Cost, Ok a pair of 5.8Ghz Ubiquity radio that can do 30 KM+ high speed links will cost
around 300$ US that is not that expensive but not every can buy a pair. But we dont need
every one to be connected by RF, it would be an incitative, But not every one can do sta
tracking, Not every one can have a tilt tower with beam for HF and a 3000$ radio and amp.
At what power level? Getting a viable path to another ham from here on
tens of milliwatts at 5.8 GHz isn't exactly easy. I don't have much on
HF either, for the record, but HF investentdoes offer potential for more
use for me at this time. And I'm not sure what the cost of those
routers here is in VK. Between the exchange rate and other variables,
things can look different here.
But If we would have a nice backbone all around the planet for the 44 net and local
(national) way to connect to it, we could be able to do something like that project. But
without a backbone I dont think project like that would be possible. Try to pass 10 Mb/s
on ipip with the USCD modem and you will see that it is not possible to substain for long.
Yeah I haven't tried to push any serious data through IPIP. Keep in
mind I have no interest with the Internet side of things - too many
legal issues, once RF is involved.

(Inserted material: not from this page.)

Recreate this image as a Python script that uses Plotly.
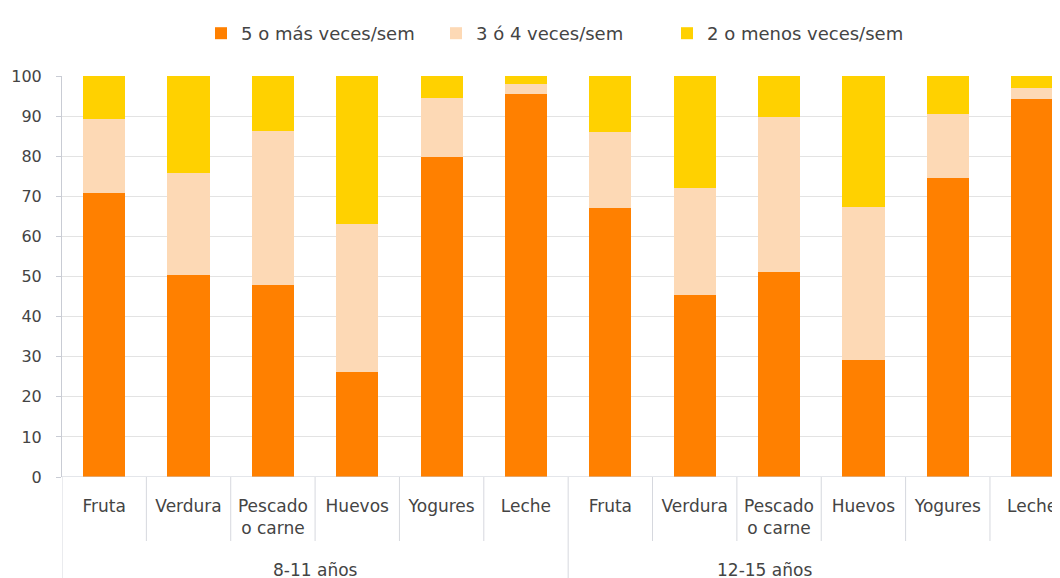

I'll save the Internet facing tasks
for my 44.190.8 range, which does get a lot of use.
Another issue I have with the IPIP mesh is troubleshooting. I'm not
certain I'm getting all the routes, there is a suspicious lack of routes
to subnets in the 44.0.0.0/9 range in my routing table. 44.128.0.0/10
is well represented, however.
I know that cheap vps with limted BW and Ram would not do the job. But there is a way to
scale things for sure with out spending the entire ARDC assets.
There was a baseball movie in the 80's and a voice in the movie kept saying , built
it and they will come. I am not saying that we will have hugh inflow of ham using the 44
net adress just like that out of no where. But if we keep the BW to the level of the USDC
modem on ipip we wont see much more activity then we have now.
I did try to run a ipip tunnel on ampr. I quickly figured that almost nothing that I had
insterest in would work under that infrastructure. Yes a small web server, a mail server,
maybe an Ip phone connection on a low codec. But real time voice communication at a good
quality level would suffer cut and instability very fast. SDR even with a small BW device
like the RTL-SDR would be marginal.
I've only used the IPIP for test based
communication (was on XMPP for a
while).
With such infrastructure you dont dream big. And I am
not saying that what Brian did was bad. Far from it, he had I am sure big dream for the 44
net. But he worked with what he had. The selling of an asset that had no utilisation and
would have had not much more use gave us now the possibility to dream big. He was not able
to push his vision to the max. We should not keep on waiting for something to happen. It
will not happen. Lets move, lets figure out what we will be able to do with a stronger
infrastructure and then project will come. and if we need to modify the backbone, we will
do it. There is no perfect backbone we can think of. If we wait for perfect decision,
Brain would have not make the move he did.
IPIP has been in use for a very long
time and has served us well, but
I'm sure there's something more modern that will do a better job
nowadays. Doesn't hurt to research and test alternatives.